TO BE DONE
Nothing in the data should change when you return it, but leave the pictures out.

RAW DATA
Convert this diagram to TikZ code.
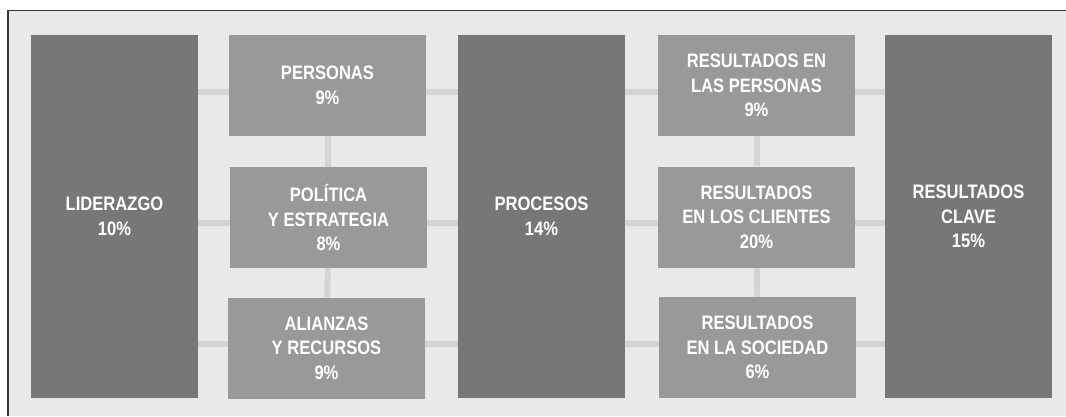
\documentclass[tikz,border=0pt]{standalone}
\usepackage{fontspec}
\setmainfont{Liberation Sans}
\newfontfamily\rotulo{Liberation Sans}[FakeStretch=0.85]
\usepackage{xcolor}
\usetikzlibrary{positioning}
\definecolor{fondo}{HTML}{E9E9E9}
\definecolor{oscuro}{HTML}{777777}
\definecolor{medio}{HTML}{999999}
\definecolor{enlace}{HTML}{D4D4D4}
\pgfdeclarelayer{back}
\pgfsetlayers{back,main}

\begin{document}
\begin{tikzpicture}[x=1pt,y=-1pt,
  every node/.style={font=\rotulo\bfseries\fontsize{19.5}{24.5}\selectfont,text=white,inner sep=0pt,align=center},
  pilar/.style={fill=oscuro,minimum width=167pt,minimum height=363pt},
  bloque/.style={fill=medio,minimum width=197pt,minimum height=101pt},
  link/.style={draw=enlace,line width=6pt}]
\useasboundingbox (0,0) rectangle (1066,416);
\node[pilar]  (lid)  at (114.5,216.5) {LIDERAZGO\\10\%};
\node[bloque] (per)  at (327.5, 85.5) {PERSONAS\\9\%};
\node[bloque] (pol)  at (328.5,217.5) {POLÍTICA\\Y ESTRATEGIA\\8\%};
\node[bloque] (ali)  at (326.5,348)   {ALIANZAS\\Y RECURSOS\\9\%};
\node[pilar]  (pro)  at (541.5,216.5) {PROCESOS\\14\%};
\node[bloque] (rper) at (756.5, 85.5) {RESULTADOS EN\\LAS PERSONAS\\9\%};
\node[bloque] (rcli) at (756.5,217)   {RESULTADOS\\EN LOS CLIENTES\\20\%};
\node[bloque] (rsoc) at (757.5,347.5) {RESULTADOS\\EN LA SOCIEDAD\\6\%};
\node[pilar]  (rcla) at (968.5,216.5) {RESULTADOS\\CLAVE\\15\%};
\coordinate (fila1) at (0,92);
\coordinate (fila2) at (0,223);
\coordinate (fila3) at (0,343.5);
\begin{pgfonlayer}{back}
% fondo y marco
\fill[fondo] (8,10.5) rectangle (1066,416);
\draw[black!80,line width=1.2pt] (1066,10.5) -- (8,10.5) -- (8,416);
\foreach \a/\b/\f in {lid/per/fila1,lid/pol/fila2,lid/ali/fila3,
                      per/pro/fila1,pol/pro/fila2,ali/pro/fila3,
                      pro/rper/fila1,pro/rcli/fila2,pro/rsoc/fila3,
                      rper/rcla/fila1,rcli/rcla/fila2,rsoc/rcla/fila3}
  \draw[link] (\a.east |- \f) -- (\b.west |- \f);
\draw[link] (per) -- (pol);
\draw[link] (pol) -- (ali);
\draw[link] (rper) -- (rcli);
\draw[link] (rcli) -- (rsoc);
\end{pgfonlayer}
\end{tikzpicture}
\end{document}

SOLUTION BELOW
Convert this diagram to TikZ code.
\documentclass[tikz,border=0pt]{standalone}
\usepackage{fontspec}
\setmainfont{Liberation Sans}
\newfontfamily\rotulo{Liberation Sans}[FakeStretch=0.85]
\usepackage{xcolor}
\usetikzlibrary{positioning}
\definecolor{fondo}{HTML}{E9E9E9}
\definecolor{oscuro}{HTML}{777777}
\definecolor{medio}{HTML}{999999}
\definecolor{enlace}{HTML}{D4D4D4}
\pgfdeclarelayer{back}
\pgfsetlayers{back,main}

\begin{document}
\begin{tikzpicture}[x=1pt,y=-1pt,
  every node/.style={font=\rotulo\bfseries\fontsize{19.5}{24.5}\selectfont,text=white,inner sep=0pt,align=center},
  pilar/.style={fill=oscuro,minimum width=167pt,minimum height=363pt},
  bloque/.style={fill=medio,minimum width=197pt,minimum height=101pt},
  link/.style={draw=enlace,line width=6pt}]
\useasboundingbox (0,0) rectangle (1066,416);
\node[pilar]  (lid)  at (114.5,216.5) {LIDERAZGO\\10\%};
\node[bloque] (per)  at (327.5, 85.5) {PERSONAS\\9\%};
\node[bloque] (pol)  at (328.5,217.5) {POLÍTICA\\Y ESTRATEGIA\\8\%};
\node[bloque] (ali)  at (326.5,348)   {ALIANZAS\\Y RECURSOS\\9\%};
\node[pilar]  (pro)  at (541.5,216.5) {PROCESOS\\14\%};
\node[bloque] (rper) at (756.5, 85.5) {RESULTADOS EN\\LAS PERSONAS\\9\%};
\node[bloque] (rcli) at (756.5,217)   {RESULTADOS\\EN LOS CLIENTES\\20\%};
\node[bloque] (rsoc) at (757.5,347.5) {RESULTADOS\\EN LA SOCIEDAD\\6\%};
\node[pilar]  (rcla) at (968.5,216.5) {RESULTADOS\\CLAVE\\15\%};
\coordinate (fila1) at (0,92);
\coordinate (fila2) at (0,223);
\coordinate (fila3) at (0,343.5);
\begin{pgfonlayer}{back}
% fondo y marco
\fill[fondo] (8,10.5) rectangle (1066,416);
\draw[black!80,line width=1.2pt] (1066,10.5) -- (8,10.5) -- (8,416);
\foreach \a/\b/\f in {lid/per/fila1,lid/pol/fila2,lid/ali/fila3,
                      per/pro/fila1,pol/pro/fila2,ali/pro/fila3,
                      pro/rper/fila1,pro/rcli/fila2,pro/rsoc/fila3,
                      rper/rcla/fila1,rcli/rcla/fila2,rsoc/rcla/fila3}
  \draw[link] (\a.east |- \f) -- (\b.west |- \f);
\draw[link] (per) -- (pol);
\draw[link] (pol) -- (ali);
\draw[link] (rper) -- (rcli);
\draw[link] (rcli) -- (rsoc);
\end{pgfonlayer}
\end{tikzpicture}
\end{document}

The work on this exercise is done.